Diz-se que Bodhidharma (達摩), primeiro patriarca do budismo Chán (禪) na China, certa vez se apresentou ao imperador Wu da dinastia Liang (梁朝, 502-557). O diálogo entre os dois, ambos budistas, faz parte da literatura de distintas escolas do budismo sino-coreano-japonês, que compreendem Bodhidharma como o introdutor de suas práticas no Leste Asiático, sendo ele um monge de origem talvez persa vindo das terras a oeste.

Assim se relata: estando frente a frente, o imperador inquiriu Bodhidharma a respeito de seus feitos beneméritos como governante daquelas terras. Que méritos teria ele, imperador, adquirido graças aos esforços que despendera para construir monastérios, ordenar monges budistas, reproduzir cópias e cópias de sutras e entalhar imagens de budas?
“Mérito algum,” teria dito Bodhidharma. “Boas ações mundanas podem originar bons frutos, nesta e em próximas vidas, mas mérito algum advém delas.”
“Então,” continuou o imperador, “qual o sentido de tudo isso?”, teria dito. Ao que Bodhidharma respondeu: “o único sentido verdadeiro é a vacuidade; ela é tudo que existe.” Ou, se pensarmos bem, o que não existe, posto ser vacuidade. Mas a tradição informa que o patriarca teria dito algo assim: “existe apenas vacuidade.”
E por vacuidade, pelo vazio essencial que não é apenas ausência de algo, mas natureza inessencial de todos os fenômenos, Bodhidharma se referia a uma das verdades profundas do budismo, das verdades centrais que, com ele na China, passou a compor parte significativa do entendimento budista do mundo. Desde o Chán, passando pela tradição Seon da Coreia até o mais popular Zen japonês.

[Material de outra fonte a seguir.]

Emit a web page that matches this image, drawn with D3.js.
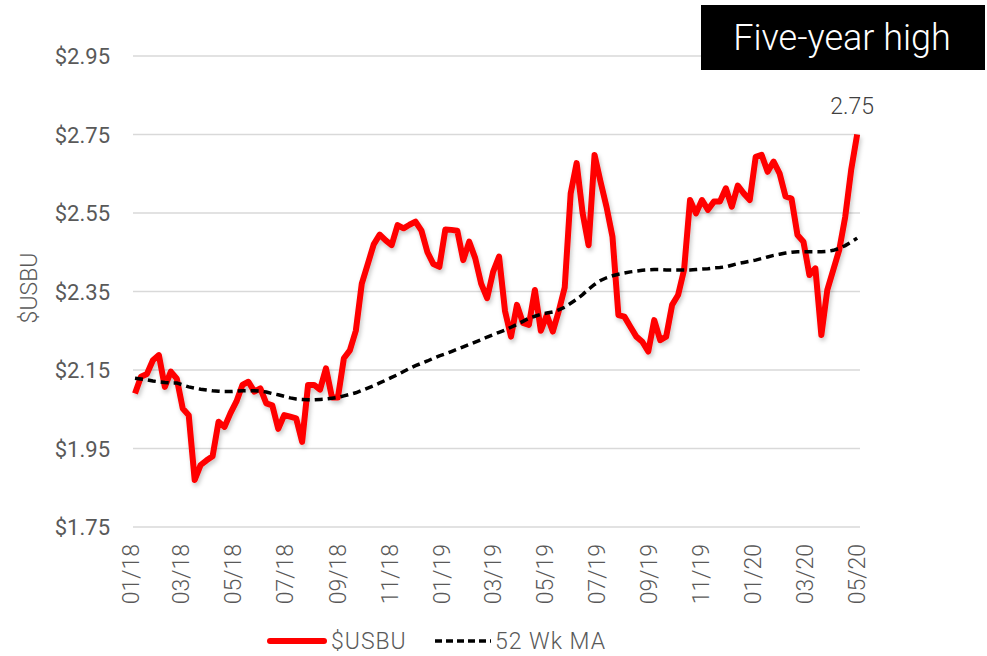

Mas aqui, a vacuidade que o monge enfatiza ganha maior materialidade. Porque em sua verdade se desfaz não apenas a ideia essencial de todos os fenômenos — afinal, tudo que existe é vacuidade —, mas a ideia de que o sujeito mesmo que enuncia tal ideia, o enunciador de qualquer enunciado, ele próprio não pode existir. Ou, melhor dizendo, ele próprio é vacuidade. Falta-lhe um cerne essencial que o mantenha imutável ao longo do tempo, das experiências, dos fenômenos todos de uma existência. Com a vacuidade, vem também a verdade budista da impermanência. Nada se mantém eternamente.
Frente a isso, a última pergunta do imperador a Bodhidharma foi a seguinte: “Se tudo é vacuidade, quem é você, agora, defronte a mim?”

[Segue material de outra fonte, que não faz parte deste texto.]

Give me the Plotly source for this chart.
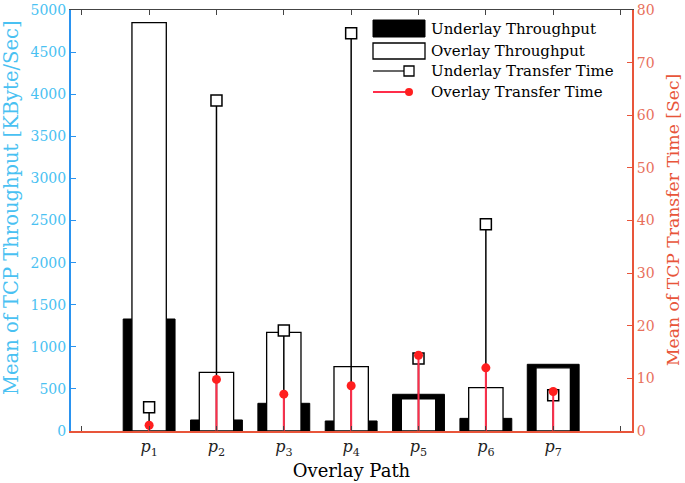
import plotly.graph_objects as go

# Dados
paths = [1, 2, 3, 4, 5, 6, 7]
path_labels = ['<i>p</i><sub>%d</sub>' % i for i in paths]
underlay_throughput = [1330, 131, 329, 119, 436, 150, 792]
overlay_throughput = [4850, 697, 1172, 764, 383, 514, 750]
underlay_time = [4.5, 62.8, 19.1, 75.6, 13.8, 39.3, 6.8]
overlay_time = [1.1, 9.8, 7.0, 8.6, 14.4, 12.0, 7.5]
legend_names = ['Underlay Throughput', 'Overlay Throughput',
                'Underlay Transfer Time', 'Overlay Transfer Time']

BLUE_LINE = '#2a93f0'
BLUE_TXT = '#49c1f2'
RED_LINE = '#e8553a'
RED_TXT = '#e8705c'
STEM_RED = '#ff2d4a'
DOT_RED = '#ff1f1f'
SERIF = 'DejaVu Serif, Liberation Serif, serif'

# área do gráfico em pixels
L, R, T, B = 71, 632, 10, 431
W, H = 685, 483


def px(x):
    return (x - L) / (R - L)


def py(y):
    return (B - y) / (B - T)


fig = go.Figure()

# Barras de throughput
fig.add_trace(go.Bar(x=paths, y=underlay_throughput, width=0.77,
                     marker=dict(color='black', line=dict(color='black', width=1)),
                     name=legend_names[0]))
fig.add_trace(go.Bar(x=paths, y=overlay_throughput, width=0.51,
                     marker=dict(color='white', line=dict(color='black', width=1.3)),
                     name=legend_names[1]))

# Hastes de tempo de transferência (eixo direito)
fig.add_trace(go.Scatter(x=paths, y=underlay_time, yaxis='y2', mode='markers',
                         marker=dict(symbol='square', size=11, color='white',
                                     line=dict(color='black', width=1.5)),
                         error_y=dict(type='data', symmetric=False, array=[0] * 7,
                                      arrayminus=underlay_time, width=0,
                                      thickness=1.5, color='black'),
                         name=legend_names[2]))
fig.add_trace(go.Scatter(x=paths, y=overlay_time, yaxis='y2', mode='markers',
                         marker=dict(symbol='circle', size=9, color=DOT_RED),
                         error_y=dict(type='data', symmetric=False, array=[0] * 7,
                                      arrayminus=overlay_time, width=0,
                                      thickness=2, color=STEM_RED),
                         name=legend_names[3]))

# traço fantasma para ativar o eixo x superior
fig.add_trace(go.Scatter(x=[None], y=[None], xaxis='x2', showlegend=False))

fig.update_layout(
    width=W, height=H,
    margin=dict(l=L, r=W - R, t=T, b=H - B),
    plot_bgcolor='white', paper_bgcolor='white',
    barmode='overlay',
    font=dict(family=SERIF, color='black'),
    showlegend=False,
    xaxis=dict(range=[-0.16, 8.17], tickvals=list(range(9)),
               ticktext=[''] + path_labels + [''],
               tickfont=dict(size=16, family=SERIF, color='#222'),
               ticks='inside', ticklen=5, tickcolor='#444',
               showline=True, linecolor=RED_LINE, linewidth=2,
               showgrid=False, zeroline=False, automargin=False,
               title=dict(text='Overlay Path', font=dict(size=18, family=SERIF), standoff=7)),
    xaxis2=dict(range=[-0.16, 8.17], overlaying='x', side='top',
                tickvals=list(range(9)), showticklabels=False,
                ticks='inside', ticklen=5, tickcolor='#444',
                showline=True, linecolor='#444', linewidth=1.2,
                showgrid=False, zeroline=False, automargin=False),
    yaxis=dict(range=[0, 5000], dtick=500,
               tickfont=dict(size=14, family=SERIF, color=BLUE_TXT),
               ticks='inside', ticklen=5, tickcolor=BLUE_LINE,
               showline=True, linecolor=BLUE_LINE, linewidth=2,
               showgrid=False, zeroline=False, automargin=False),
    yaxis2=dict(range=[0, 80], dtick=10, overlaying='y', side='right',
                tickfont=dict(size=14, family=SERIF, color=RED_TXT),
                ticks='inside', ticklen=5, tickcolor=RED_LINE,
                showline=True, linecolor=RED_LINE, linewidth=2,
                showgrid=False, zeroline=False, automargin=False),
)

# Títulos dos eixos y como anotações para posicionar igual ao original
fig.add_annotation(text='Mean of TCP Throughput [KByte/Sec]', textangle=-90,
                   xref='paper', yref='paper', x=px(11), y=py(208),
                   xanchor='center', yanchor='middle', showarrow=False,
                   font=dict(size=19.5, family=SERIF, color=BLUE_TXT))
fig.add_annotation(text='Mean of TCP Transfer Time [Sec]', textangle=-90,
                   xref='paper', yref='paper', x=px(673), y=py(220),
                   xanchor='center', yanchor='middle', showarrow=False,
                   font=dict(size=17.2, family=SERIF, color=RED_LINE))

# Legenda desenhada à mão (caixas largas como no original)
rows = [29, 51, 71, 92]
fig.add_shape(type='rect', xref='paper', yref='paper',
              x0=px(373), x1=px(425), y0=py(37), y1=py(20),
              fillcolor='black', line=dict(color='black', width=1))
fig.add_shape(type='rect', xref='paper', yref='paper',
              x0=px(373), x1=px(425), y0=py(59), y1=py(43),
              fillcolor='white', line=dict(color='black', width=1.3))
fig.add_shape(type='line', xref='paper', yref='paper',
              x0=px(373), x1=px(405), y0=py(rows[2]), y1=py(rows[2]),
              line=dict(color='black', width=1.2))
fig.add_shape(type='rect', xref='paper', yref='paper',
              x0=px(404), x1=px(414), y0=py(rows[2] + 5), y1=py(rows[2] - 5),
              fillcolor='white', line=dict(color='black', width=1.3))
fig.add_shape(type='line', xref='paper', yref='paper',
              x0=px(373), x1=px(409), y0=py(rows[3]), y1=py(rows[3]),
              line=dict(color=STEM_RED, width=2))
fig.add_shape(type='circle', xref='paper', yref='paper',
              x0=px(405), x1=px(413), y0=py(rows[3] + 4), y1=py(rows[3] - 4),
              fillcolor=DOT_RED, line=dict(color=DOT_RED, width=0))
for name, row in zip(legend_names, rows):
    fig.add_annotation(text=name, xref='paper', yref='paper',
                       x=px(429), y=py(row), xanchor='left', yanchor='middle',
                       showarrow=False, font=dict(size=15, family=SERIF, color='black'))

# sem margem do body, para a figura ocupar a janela toda
fig.write_html("out.html", config={'displayModeBar': False},
               post_script="document.body.style.margin='0';")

E o monge lhe deu a única resposta possível: “Eu não sei, Vossa Majestade.”
Neste pequeno diálogo, anedótico ou não, se registra o coração de uma sabedoria passada de geração em geração, de espírito a espírito, desde o tempo primeiro do budismo Chán. O não se saber, o reconhecimento de que se desconhece qualquer essencialidade última, de que tudo é vacuidade e impermanência, alimenta toda a prática budista dessa escola e das que se desenvolvem a partir dela, na China ou alhures.
E ainda que elementos de tal verdade estejam presentes nos discursos do próprio Buda histórico, nas tradições que já vinham se desenvolvendo em terras indianas, a chegada de Bodhidharma à China é fundamental pelo encontro que promove entre tais perspectivas e certas tradições originárias da China mesma. Pelo encontro da verdade budista com certo espírito existencial que o sinólogo francês François Jullien bem resume ao dizer, como o faz em um título de sua obra, que “o sábio não tem ideia”. O sábio — e não o filósofo, não o teorizador — não tem ideia porque não toma, de partida, nenhum pressuposto. Na experiência da sabedoria, segundo o sinólogo e as tradições às quais se refere, e mesmo ao budismo que aqui citamos, não se tem ideia porque ideias pressupostas são apriorismos essencializantes, ou cristalizações de expectativas, de pontos de vista que são pontos de partida (parti pris, diz Jullien). Ao contrário, não ter ideia é não saber, por exemplo, quem se encontra defronte ao imperador.
Mesmo que quem ali esteja seja o próprio interlocutor do soberano, o próprio monge budista, patriarca que, ao dizer não saber quem é, diz muito mais do que apenas isso: diz-nos que reconhecer seu desconhecimento lhe permite estar ali, defronte ao imperador, sem projetar ilusões em nenhuma relação sua com o mundo. Apenas estando ali, aberto ao que o fluxo dos fenômenos venha a apresentar.

Bibliografia
Broughton, Jeffrey L. (1999), The Bodhidharma Anthology: The Earliest Records of Zen, Berkeley: University of California Press.
Jullien, François. (2000). Um sábio não tem idéia. São Paulo: Martins Fontes.